Old Favourite: Taking Repetition To Task

This originally appeared on my old blog on 16th March 2010…

Others have talked about the virtues of stories as vertical slices of a problem (end-to-end capabilities) rather than horizontal slices (system layers or components). So, if we slice the problem with user stories, how do we slice the user-stories themselves?

If, as I sometimes say, acceptance tests (a.k.a. examples/scenarios/acceptance-criteria) are the knife with which we slice a story into even thinner vertical slices, then I would say my observation of ‘tasks’ is that they are used as the knife used to cut a story into horizontal slices. This feels wrong…

Sometimes I also wonder, hasn’t anyone else noticed that the idea of counting the effort of completed tasks on burn-down/up charts is counter to the value that we measure progress only with working software? Surely it makes more sense to measure progress with passing tests (or “checks” – whichever you prefer).

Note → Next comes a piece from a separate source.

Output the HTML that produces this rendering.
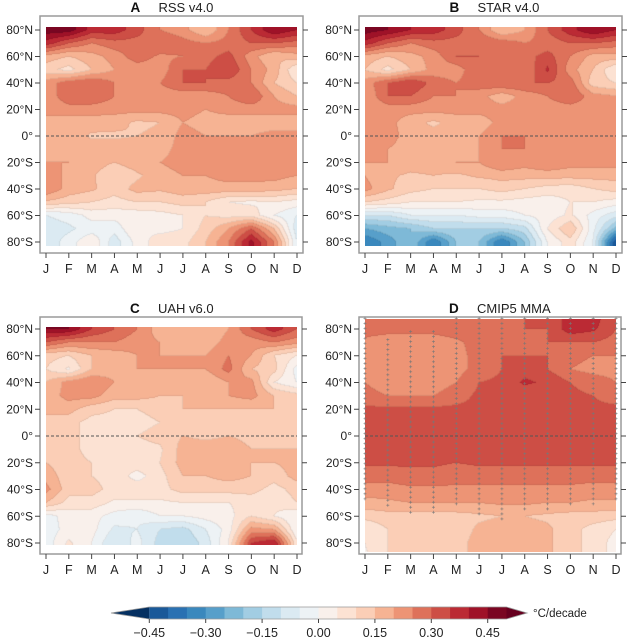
<!DOCTYPE html>
<html><head><meta charset="utf-8"><style>
body{margin:0;background:#fff;width:628px;height:640px;position:relative;overflow:hidden;font-family:"Liberation Sans",sans-serif;}
svg{position:absolute;left:0;top:0}
canvas{position:absolute}
</style></head><body>
<canvas id="cA"></canvas>
<canvas id="cB"></canvas>
<canvas id="cC"></canvas>
<canvas id="cD"></canvas>
<svg id="ov" width="628" height="640"></svg>
<script>
const months=["J","F","M","A","M","J","J","A","S","O","N","D"];
const latTicks=["80°N","60°N","40°N","20°N","0°","20°S","40°S","60°S","80°S"];
const cbTicks=[-0.45,-0.30,-0.15,0.00,0.15,0.30,0.45];
const latsObs=[80,70,60,50,40,30,20,10,0,-10,-20,-30,-40,-50,-60,-70,-80];
const latsMod=[90,80,70,60,50,40,30,20,10,0,-10,-20,-30,-40,-50,-60,-70,-80,-90];
const rss=[
[.48,.48,.38,.38,.32,.25,.22,.15,.25,.35,.45,.40],
[.38,.30,.25,.28,.28,.30,.27,.25,.27,.30,.30,.28],
[.18,.15,.18,.22,.28,.24,.25,.28,.32,.22,.15,.18],
[.12,.08,.15,.20,.22,.22,.30,.30,.35,.25,.18,.05],
[.22,.28,.30,.25,.20,.25,.30,.30,.28,.25,.15,.10],
[.20,.30,.30,.25,.22,.22,.22,.22,.25,.30,.20,.15],
[.20,.22,.22,.22,.22,.22,.22,.20,.22,.22,.22,.22],
[.20,.18,.18,.17,.14,.15,.20,.18,.17,.17,.17,.17],
[.20,.20,.14,.14,.15,.16,.22,.20,.20,.20,.22,.22],
[.20,.17,.18,.18,.18,.18,.22,.22,.22,.22,.22,.22],
[.20,.20,.18,.15,.18,.20,.22,.22,.22,.22,.22,.22],
[.25,.18,.16,.10,.14,.18,.20,.20,.22,.22,.22,.20],
[.25,.18,.16,.12,.17,.16,.18,.18,.18,.18,.17,.15],
[.14,.12,.10,.08,.10,.10,.12,.10,.05,.04,.05,.03],
[-.05,-.03,.02,.02,.02,.03,.05,.10,.08,.08,.00,-.05],
[-.08,-.06,-.03,-.03,.05,.03,.05,.12,.20,.30,.15,-.08],
[-.08,-.03,.05,-.08,.02,.08,.08,.15,.25,.42,.25,-.05]];
const star=[
[.48,.45,.40,.38,.32,.25,.15,.20,.30,.38,.45,.40],
[.38,.30,.25,.28,.28,.30,.28,.25,.27,.30,.30,.28],
[.18,.15,.18,.22,.30,.30,.25,.28,.32,.25,.18,.18],
[.15,.08,.15,.22,.22,.30,.30,.25,.36,.22,.15,.05],
[.22,.30,.35,.28,.25,.28,.30,.30,.30,.28,.12,.10],
[.20,.30,.30,.25,.25,.22,.17,.22,.25,.30,.22,.20],
[.20,.22,.22,.22,.22,.22,.22,.22,.22,.22,.22,.25],
[.20,.22,.17,.14,.17,.17,.22,.20,.20,.22,.22,.22],
[.22,.22,.18,.17,.17,.20,.25,.25,.20,.22,.22,.22],
[.22,.20,.18,.18,.18,.20,.25,.25,.22,.22,.22,.22],
[.20,.20,.18,.18,.20,.20,.25,.22,.25,.22,.22,.22],
[.20,.16,.14,.15,.14,.16,.17,.17,.17,.17,.17,.17],
[.22,.16,.12,.10,.10,.10,.12,.10,.08,.07,.10,.12],
[.10,.08,.05,.05,.05,.04,.04,.03,.02,.05,.05,.03],
[-.10,-.10,-.05,-.05,-.05,-.03,-.03,.00,.02,.06,-.02,-.08],
[-.25,-.22,-.20,-.15,-.15,-.15,-.15,-.12,.05,.15,-.03,-.22],
[-.35,-.28,-.20,-.35,-.20,-.20,-.35,-.20,.00,.08,-.05,-.45]];
const uah=[
[.45,.45,.35,.30,.25,.17,.15,.15,.20,.30,.38,.30],
[.30,.25,.25,.25,.22,.20,.15,.17,.22,.22,.25,.22],
[.12,.10,.15,.17,.20,.20,.20,.20,.25,.20,.10,.05],
[.10,.04,.15,.18,.20,.20,.20,.20,.27,.15,.12,-.02],
[.15,.22,.25,.20,.17,.17,.15,.15,.20,.22,.05,.00],
[.17,.22,.22,.17,.17,.15,.15,.15,.20,.22,.15,.12],
[.15,.17,.12,.10,.10,.12,.15,.15,.15,.15,.15,.15],
[.15,.12,.08,.08,.08,.10,.14,.14,.14,.14,.14,.14],
[.15,.12,.08,.08,.10,.12,.15,.14,.15,.14,.14,.14],
[.15,.12,.08,.08,.08,.09,.17,.17,.17,.15,.15,.15],
[.15,.12,.10,.08,.08,.10,.17,.17,.20,.15,.15,.17],
[.18,.12,.10,.08,.03,.08,.15,.15,.17,.15,.12,.17],
[.22,.12,.12,.08,.08,.08,.12,.12,.12,.12,.08,.12],
[.15,.08,.08,.04,.04,.04,.05,.05,.05,.07,.06,.10],
[-.02,.02,.02,-.02,-.04,.00,.00,.02,.03,.10,.05,.00],
[-.03,.02,.02,-.06,-.05,-.10,-.12,-.05,.02,.22,.20,.00],
[-.03,.06,.00,-.10,-.03,-.12,-.15,-.08,.05,.35,.40,.06]];
const cmip=[
[.28,.28,.28,.28,.28,.28,.28,.30,.30,.38,.38,.30],
[.27,.27,.27,.27,.28,.28,.28,.30,.30,.38,.36,.30],
[.24,.22,.22,.22,.24,.27,.28,.28,.30,.30,.30,.28],
[.22,.20,.22,.22,.23,.27,.30,.30,.30,.27,.25,.25],
[.22,.20,.22,.22,.23,.27,.30,.33,.30,.25,.23,.23],
[.25,.22,.22,.22,.25,.30,.31,.36,.34,.30,.28,.25],
[.27,.25,.25,.25,.28,.31,.31,.31,.31,.31,.30,.28],
[.31,.31,.31,.31,.31,.31,.31,.31,.31,.31,.31,.31],
[.31,.31,.31,.31,.31,.31,.31,.31,.31,.31,.31,.31],
[.31,.31,.31,.31,.31,.31,.31,.31,.31,.31,.31,.31],
[.31,.31,.31,.31,.31,.31,.31,.31,.31,.31,.31,.31],
[.31,.31,.31,.31,.30,.31,.31,.31,.31,.31,.31,.31],
[.27,.27,.28,.28,.27,.27,.27,.27,.27,.27,.27,.27],
[.23,.23,.24,.24,.24,.24,.24,.24,.24,.24,.23,.23],
[.18,.19,.20,.20,.20,.20,.21,.21,.20,.20,.19,.19],
[.12,.13,.13,.13,.13,.14,.15,.15,.14,.13,.13,.12],
[.05,.10,.12,.12,.12,.16,.17,.17,.16,.12,.08,.05],
[.05,.10,.12,.12,.13,.17,.18,.18,.16,.12,.08,.03],
[.04,.10,.12,.12,.13,.17,.18,.18,.16,.12,.08,.03]];
const stippleLatMax=[88,72,78,78,88,88,88,88,88,88,88,88];
const stippleLatMin=[-50,-52,-58,-58,-52,-60,-62,-58,-58,-52,-52,-50];

const anchors=["#053061","#2166ac","#4393c3","#92c5de","#d1e5f0","#f7f7f7","#fddbc7","#f4a582","#d6604d","#b2182b","#67001f"];
function hex(h){return [1,3,5].map(i=>parseInt(h.substr(i,2),16));}
const anc=anchors.map(hex);
function cmap(v){let t=(v+0.5)/0.1;t=Math.max(0,Math.min(10,t));let i=Math.min(9,Math.floor(t)),f=t-i;return anc[i].map((c,k)=>Math.round(c+(anc[i+1][k]-c)*f));}
function binOf(v){let b=Math.floor(v/0.05+1e-9);return Math.max(-10,Math.min(9,b));}
function binColor(b){return cmap((b+0.5)*0.05);}
const panels=[
 {id:"cA",data:rss,lats:latsObs,fx:40,fy:16,fw:263,fh:237,dx0:46,dx1:297,dy0:27,dy1:246,y80:30,y80s:242,title:"RSS v4.0",L:"A",name:"rss"},
 {id:"cB",data:star,lats:latsObs,fx:359,fy:16,fw:263,fh:237,dx0:365,dx1:616,dy0:27,dy1:246,y80:30,y80s:242,title:"STAR v4.0",L:"B",name:"star"},
 {id:"cC",data:uah,lats:latsObs,fx:40,fy:317,fw:262,fh:237,dx0:46,dx1:297,dy0:327,dy1:545,y80:329,y80s:543,title:"UAH v6.0",L:"C",name:"uah"},
 {id:"cD",data:cmip,lats:latsMod,fx:359,fy:317,fw:262,fh:237,dx0:365,dx1:616,dy0:319,dy1:552,y80:329,y80s:543,title:"CMIP5 MMA",L:"D",name:"cmip5"}];
function yOf(p,lat){return p.y80+(80-lat)/160*(p.y80s-p.y80);}
function xOf(p,m){return p.dx0+m/11*(p.dx1-p.dx0);}
function sample(p,m,lat){
 const L=p.lats;let la=Math.max(L[L.length-1],Math.min(L[0],lat));
 let r=0;while(r<L.length-2&&L[r+1]>la)r++;
 const fr=(L[r]-la)/(L[r]-L[r+1]);
 let mm=Math.max(0,Math.min(11,m));let c=Math.min(10,Math.floor(mm));const fc=mm-c;
 const d=p.data;
 const a=d[r][c]*(1-fc)+d[r][c+1]*fc, b=d[r+1][c]*(1-fc)+d[r+1][c+1]*fc;
 return a*(1-fr)+b*fr;}
const NS="http://www.w3.org/2000/svg";const ov=document.getElementById("ov");
function mk(tag,attrs,parent){const e=document.createElementNS(NS,tag);for(const k in attrs)e.setAttribute(k,attrs[k]);(parent||ov).appendChild(e);return e;}
panels.forEach(p=>{
 const cv=document.getElementById(p.id);const w=p.dx1-p.dx0,h=p.dy1-p.dy0;
 cv.width=w;cv.height=h;cv.style.left=p.dx0+"px";cv.style.top=p.dy0+"px";
 const ctx=cv.getContext("2d");const im=ctx.createImageData(w,h);
 const bins=new Int8Array(w*h);
 for(let y=0;y<h;y++)for(let x=0;x<w;x++){
  const px=p.dx0+x+0.5,py=p.dy0+y+0.5;
  const m=(px-p.dx0)/(p.dx1-p.dx0)*11;const lat=80-(py-p.y80)/(p.y80s-p.y80)*160;
  bins[y*w+x]=binOf(sample(p,m,lat));}
 for(let y=0;y<h;y++)for(let x=0;x<w;x++){
  const b=bins[y*w+x];let c=binColor(b);
  const edge=(x+1<w&&bins[y*w+x+1]!==b)||(y+1<h&&bins[(y+1)*w+x]!==b);
  if(edge)c=c.map(v=>Math.round(v*0.93));
  const i=(y*w+x)*4;im.data[i]=c[0];im.data[i+1]=c[1];im.data[i+2]=c[2];im.data[i+3]=255;}
 ctx.putImageData(im,0,0);
 const g=mk("g",{});
 
 
 const fr=mk("rect",{x:p.fx,y:p.fy,width:p.fw,height:p.fh,fill:"none",stroke:"#9a9a9a","stroke-width":1.5},g);
 
 
 const zl=mk("line",{x1:p.dx0,x2:p.dx1,y1:yOf(p,0),y2:yOf(p,0),stroke:"#555","stroke-width":0.9,"stroke-dasharray":"3,2"},g);
 
 
 const cx=(p.fx+p.fx+p.fw)/2;
 const tl=mk("text",{x:cx-41,y:p.fy-4,"font-size":13.5,"font-weight":"bold",fill:"#111"},g);tl.textContent=p.L;
 
 
 const tt=mk("text",{x:cx-13,y:p.fy-4,"font-size":13,fill:"#222"},g);tt.textContent=p.title;
 
 
 latTicks.forEach((t,i)=>{const y=yOf(p,80-i*20);
  mk("line",{x1:p.fx-5,x2:p.fx,y1:y,y2:y,stroke:"#444"},g);
  mk("line",{x1:p.fx+p.fw,x2:p.fx+p.fw+5,y1:y,y2:y,stroke:"#444"},g);
  const tx=mk("text",{x:p.fx-7,y:y+4,"font-size":12,"text-anchor":"end",fill:"#222"},g);tx.textContent=t;
  
  });
 months.forEach((t,i)=>{const x=xOf(p,i);
  mk("line",{x1:x,x2:x,y1:p.fy+p.fh,y2:p.fy+p.fh+5,stroke:"#444"},g);
  const tx=mk("text",{x:x,y:p.fy+p.fh+20,"font-size":12.5,"text-anchor":"middle",fill:"#222"},g);tx.textContent=t;
  
  });
 if(p.L==="D"){months.forEach((t,i)=>{const x=xOf(p,i);
  for(let lat=stippleLatMax[i];lat>=stippleLatMin[i];lat-=3.75){const y=yOf(p,lat);
   const s=mk("path",{d:`M${x-1.5},${y}h3M${x},${y-1.5}v3`,stroke:"#777","stroke-width":0.6},g);
   
   }});}
});
const cbX0=149.3,cbS=376,cbY=607,cbH=12;
function cbx(v){return cbX0+(v+0.45)*cbS;}
const cb=mk("g",{});


for(let b=-9;b<=9;b++){const lo=b*0.05;const c=cmap(lo+0.025);
 const r=mk("rect",{x:cbx(lo),y:cbY,width:cbS*0.05+0.5,height:cbH,fill:`rgb(${c})`},cb);
 
 }
const lc=cmap(-0.5),rc=cmap(0.5);
const tl=mk("polygon",{points:`${cbx(-0.45)},${cbY} 111,${cbY+cbH/2} ${cbx(-0.45)},${cbY+cbH}`,fill:`rgb(${lc})`},cb);


const tr=mk("polygon",{points:`${cbx(0.5)},${cbY} 527,${cbY+cbH/2} ${cbx(0.5)},${cbY+cbH}`,fill:`rgb(${rc})`},cb);


mk("polygon",{points:`${cbx(-0.45)},${cbY} 111,${cbY+cbH/2} ${cbx(-0.45)},${cbY+cbH} ${cbx(0.5)},${cbY+cbH} 527,${cbY+cbH/2} ${cbx(0.5)},${cbY}`,fill:"none",stroke:"#999","stroke-width":0.8},cb);
cbTicks.forEach(v=>{const x=cbx(v);mk("line",{x1:x,x2:x,y1:cbY+cbH,y2:cbY+cbH+4,stroke:"#444"},cb);
 const t=mk("text",{x:x,y:637,"font-size":12.5,"text-anchor":"middle",fill:"#222"},cb);t.textContent=(v<0?"\u2212":"")+Math.abs(v).toFixed(2);
 
 });
const un=mk("text",{x:533,y:617,"font-size":11.5,fill:"#222"},cb);un.textContent="°C/decade";


</script>
</body></html>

These are two of the reasons I’ve never felt very comfortable with tasks, because:

  • they’re often applied in such a way that the story is sliced horizontally
  • they encourage measuring progress in a less meaningful way than working software

Tasks are, however, very useful for teams at first. Just like anything else we learn how to do, learning how to do it on paper can often help us then discard the paper and do the workings in our heads. However, what I’ve noticed is that most teams I’ve worked with continue to write and estimate tasks long after the practice is useful or relevant to them.

For example, there comes a time for many teams where tasks become repetitive. “Add x to the Model”, “Change View”… and so on. Is this adding value to the process or are you just doing it because the process says you should do it?

Simply finding that your tasks are repetitive doesn’t mean the team is ready to stop using them. There is another important ingredient, meaningful acceptance criteria (scenarios / acceptance-tests / examples).

I often see stories with acceptance criteria such as:

  • Must have a link to save the profile
  • Must have a drop down to select business sector
  • Business sector must be mandatory

Although these are “acceptance criteria” they aren’t what we mean by acceptance criteria in the context of user stories. Firstly, they are talking about how the user interacts rather than what they need to achieve (I’ve talked about this before). Secondly, they aren’t examples. What we want are the variations that alter the behaviour or response of the product:

  • Should create a new profile
  • Profile cannot be saved with blank “business sector”

As our product fulfils each of these criteria, we are making progress. Jason Gorman illustrates one way of approaching this.

So, if you are using tasks, consider an alternative approach. First, look at your acceptance criteria, make sure they are more like examples and less like instructions. Once that’s achieved, consider slicing each criterion (or scenario) horizontally with the tasks rather than the story. Pretty soon, you’ll find that you don’t need tasks anymore and you can simply measure progress in terms of the new capabilities you add to your product.